7 Advices for international commercial contract writing

01.15.2018 [0]

Ivars Mēkons,
SUCCESS Specialized Advisory Services

Application of law shall help businesses realize their goals. A good contract puts business relationships at the center.

Advice 1. Write so that a businessperson understands the essence and that a lawyer`s assistance is involved for details

  • address only the necessary – the other contracting party is a partner of your client! If there are grounds for becoming too cautious from the other party, a bold advise of avoiding entering such relationships shall be advanced – it is doubtful that the other party has good intentions;
  • a legal services agreement serves as an example: despite the clients entrust matters worth millions or billions, even acclaimed international law firms would present their services contract on a few pages only.

Advice 2. Address issues from the positive side instead of dealing with every imaginable negative circumstance

For example, provide that a buyer may withhold payment for defected goods instead of creating bureaucratic procedures on inspection and verification of the compliance with specified characteristics. The parties are capable to resolve any dispute in negotiations or by other dispute resolution methods.

Advice 3. Write a contract in one language only

Meaning flows from the intention of the parties instead of the wording itself (Article 5:101 of the Principles of European Contract Law; Articles 4.1.-4.2 of the UNIDROIT Principles of International Commercial Contracts 2010); the intention of the parties will be sought first and it may turn out that the authentic language wording is wrong.

In case you need a local version, simply make a working translation instead of creating an illusion of automatic correctness of one version.

Advice 4. Avoid providing lengthy regulatory clearances as conditions precedent

Competition authorities act in the boundaries set by law. Knowledge of these boundaries is just part of the whole bunch of provisions of law that each business organization is deemed to know. Risk is an integral and pleasurable part of achieving a goal in business; risk of a competition authority interpreting the law differently is just one of the risks.
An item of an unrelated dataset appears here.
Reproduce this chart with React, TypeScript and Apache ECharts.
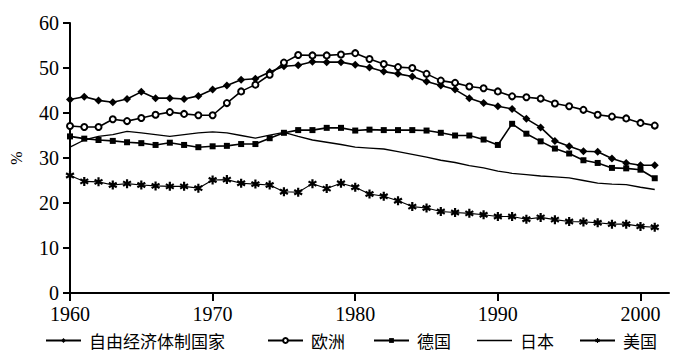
import React, { useEffect, useRef } from "react";
import * as echarts from "echarts";

const years = [
  1960, 1961, 1962, 1963, 1964, 1965, 1966, 1967, 1968, 1969,
  1970, 1971, 1972, 1973, 1974, 1975, 1976, 1977, 1978, 1979,
  1980, 1981, 1982, 1983, 1984, 1985, 1986, 1987, 1988, 1989,
  1990, 1991, 1992, 1993, 1994, 1995, 1996, 1997, 1998, 1999,
  2000, 2001,
];

const tickYears = [1960, 1970, 1980, 1990, 2000];

const freeEconomies = [
  43.0, 43.6, 42.8, 42.4, 43.1, 44.7, 43.3, 43.3, 43.1, 43.8,
  45.2, 46.1, 47.4, 47.6, 49.1, 50.4, 50.6, 51.4, 51.3, 51.3,
  50.7, 50.1, 49.2, 48.7, 48.1, 47.0, 46.1, 45.2, 43.3, 42.2,
  41.5, 40.9, 38.7, 36.8, 33.8, 32.6, 31.5, 31.4, 29.9, 28.9,
  28.4, 28.4,
];

const europe = [
  37.1, 36.9, 36.9, 38.6, 38.2, 38.9, 39.6, 40.2, 39.8, 39.5,
  39.5, 42.2, 44.8, 46.3, 48.5, 51.2, 52.9, 52.8, 52.8, 53.0,
  53.3, 52.0, 50.9, 50.2, 50.0, 48.7, 47.2, 46.7, 45.9, 45.5,
  44.8, 43.7, 43.5, 43.2, 42.1, 41.5, 40.7, 39.6, 39.2, 38.8,
  37.8, 37.2,
];

const germany = [
  34.8, 34.3, 34.0, 33.8, 33.5, 33.3, 32.9, 33.4, 32.9, 32.4,
  32.6, 32.7, 33.1, 33.1, 34.4, 35.6, 36.2, 36.2, 36.7, 36.7,
  36.1, 36.3, 36.2, 36.2, 36.2, 36.1, 35.6, 35.0, 35.0, 34.1,
  32.9, 37.6, 35.4, 33.7, 32.1, 31.0, 29.5, 28.9, 27.8, 27.7,
  27.4, 25.5,
];

const japan = [
  32.4, 34.0, 34.8, 35.2, 35.9, 35.6, 35.2, 34.8, 35.2, 35.6,
  35.8, 35.6, 35.0, 34.4, 35.1, 35.7, 34.8, 34.0, 33.5, 33.0,
  32.4, 32.2, 32.0, 31.4, 30.8, 30.2, 29.5, 29.0, 28.3, 27.8,
  27.1, 26.6, 26.3, 26.0, 25.8, 25.6, 25.0, 24.4, 24.2, 24.1,
  23.5, 23.0,
];

const usa = [
  26.1, 24.8, 24.7, 24.0, 24.3, 24.0, 23.8, 23.7, 23.7, 23.3,
  25.1, 25.2, 24.4, 24.2, 24.0, 22.5, 22.4, 24.3, 23.2, 24.4,
  23.5, 22.0, 21.5, 20.5, 19.2, 18.9, 18.1, 17.9, 17.7, 17.4,
  17.0, 17.0, 16.4, 16.8, 16.3, 15.9, 15.8, 15.6, 15.3, 15.3,
  14.8, 14.6,
];

const seriesNames = ["自由经济体制国家", "欧洲", "德国", "日本", "美国"];

function asteriskPath(): string {
  const c = 5;
  const half = 5;
  const t = 1.2;
  const angles = [90, 30, 150];
  let d = "";
  for (const a of angles) {
    const r = (a * Math.PI) / 180;
    const dx = Math.cos(r), dy = Math.sin(r);
    const px = -dy, py = dx;
    const pts = [
      [c + half * dx + t * px, c + half * dy + t * py],
      [c - half * dx + t * px, c - half * dy + t * py],
      [c - half * dx - t * px, c - half * dy - t * py],
      [c + half * dx - t * px, c + half * dy - t * py],
    ];
    d += "M" + pts.map((p) => p[0].toFixed(2) + " " + p[1].toFixed(2)).join(" L") + " Z ";
  }
  return "path://" + d.trim();
}

const toPairs = (vals: number[]) => years.map((y, i) => [y, vals[i]]);

export default function App() {
  const ref = useRef<HTMLDivElement>(null);

  useEffect(() => {
    document.body.style.margin = "0";
    if (!ref.current) return;
    const chart = echarts.init(ref.current, undefined, { renderer: "svg" });

    const serif = "Liberation Serif";
    const cjk = "Noto Sans CJK SC";
    const black = "#000";

    const legendLefts = [45, 267, 373, 477, 579];
    const legends = seriesNames.map((name, i) => {
      const isPlain = name === "日本";
      return {
        left: legendLefts[i],
        top: 332,
        orient: "horizontal",
        data: isPlain ? [{ name, icon: "rect" }] : [name],
        selectedMode: false,
        itemWidth: 35,
        itemHeight: isPlain ? 1.4 : 6,
        padding: 0,
        textStyle: { fontFamily: cjk, fontSize: 17, color: black, padding: [0, 0, 0, 3] },
      };
    });

    const option: any = {
      animation: false,
      backgroundColor: "#fff",
      grid: { left: 62, right: 17, top: 23, bottom: 66 },
      legend: legends,
      xAxis: {
        type: "value",
        min: 1960,
        max: 2002,
        interval: 10,
        axisLine: { show: true, lineStyle: { color: black, width: 2 } },
        axisTick: {
          show: true,
          length: 8,
          customValues: tickYears,
          lineStyle: { color: black, width: 2 },
        },
        axisLabel: {
          customValues: tickYears,
          formatter: (v: number) => String(v),
          fontFamily: serif,
          fontSize: 20,
          color: black,
          margin: 11,
        },
        splitLine: { show: false },
      },
      yAxis: {
        type: "value",
        min: 0,
        max: 60,
        interval: 10,
        name: "%",
        nameLocation: "middle",
        nameGap: 46,
        nameRotate: 90,
        nameTextStyle: { fontFamily: serif, fontSize: 16, color: black },
        axisLine: { show: true, lineStyle: { color: black, width: 2 } },
        axisTick: { show: true, length: 7, lineStyle: { color: black, width: 2 } },
        axisLabel: { fontFamily: serif, fontSize: 20, color: black, margin: 11 },
        splitLine: { show: false },
      },
      series: [
        {
          name: seriesNames[0],
          type: "line",
          data: toPairs(freeEconomies),
          symbol: "diamond",
          symbolSize: 8,
          lineStyle: { color: black, width: 1.6 },
          itemStyle: { color: black },
          z: 3,
        },
        {
          name: seriesNames[1],
          type: "line",
          data: toPairs(europe),
          symbol: "emptyCircle",
          symbolSize: 6,
          lineStyle: { color: black, width: 1.6 },
          itemStyle: { color: black, borderColor: black, borderWidth: 1.4 },
          z: 4,
        },
        {
          name: seriesNames[2],
          type: "line",
          data: toPairs(germany),
          symbol: "rect",
          symbolSize: 6,
          lineStyle: { color: black, width: 1.6 },
          itemStyle: { color: black },
          z: 3,
        },
        {
          name: seriesNames[3],
          type: "line",
          data: toPairs(japan),
          symbol: "none",
          showSymbol: false,
          lineStyle: { color: black, width: 1.3 },
          itemStyle: { color: black },
          z: 2,
        },
        {
          name: seriesNames[4],
          type: "line",
          data: toPairs(usa),
          symbol: asteriskPath(),
          symbolSize: 9,
          lineStyle: { color: black, width: 1.1 },
          itemStyle: { color: black },
          z: 3,
        },
      ],
    };

    chart.setOption(option);
    return () => chart.dispose();
  }, []);

  return <div ref={ref} style={{ width: 686, height: 359 }} />;
}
While some laws prohibit the implementation of a deal before a clearance is issued, the outcome as to validity of the deal is still the same: it is at the risk of parties that the final decision approves the deal: for instance, Article 7(4) EU Merger Regulation No.139/2004 of 20 January 2004 .

Advice 5. Address specific industry issues

To serve the client`s business interests, you should know what are current issues and future trends in the client`s industry. Seek industry expert advice in case you lack such specific knowledge. The business needs coverage of market matters instead of legal technicalities.

Advice 6. When operating in countries with often changing regimes, involve a peer country as a partner

The host State will be more reluctant to do harm when direct economic interests of another State, especially, a friendly one, is at stake.

Advice 7. Substitute costly insurance policies with a credible guarantee

Insurance costs a lot and is a tremendously burdensome procedure. When you get a guarantee from a credible neutral person, such as a reputable bank or other company, it is their reputation and word that is at play.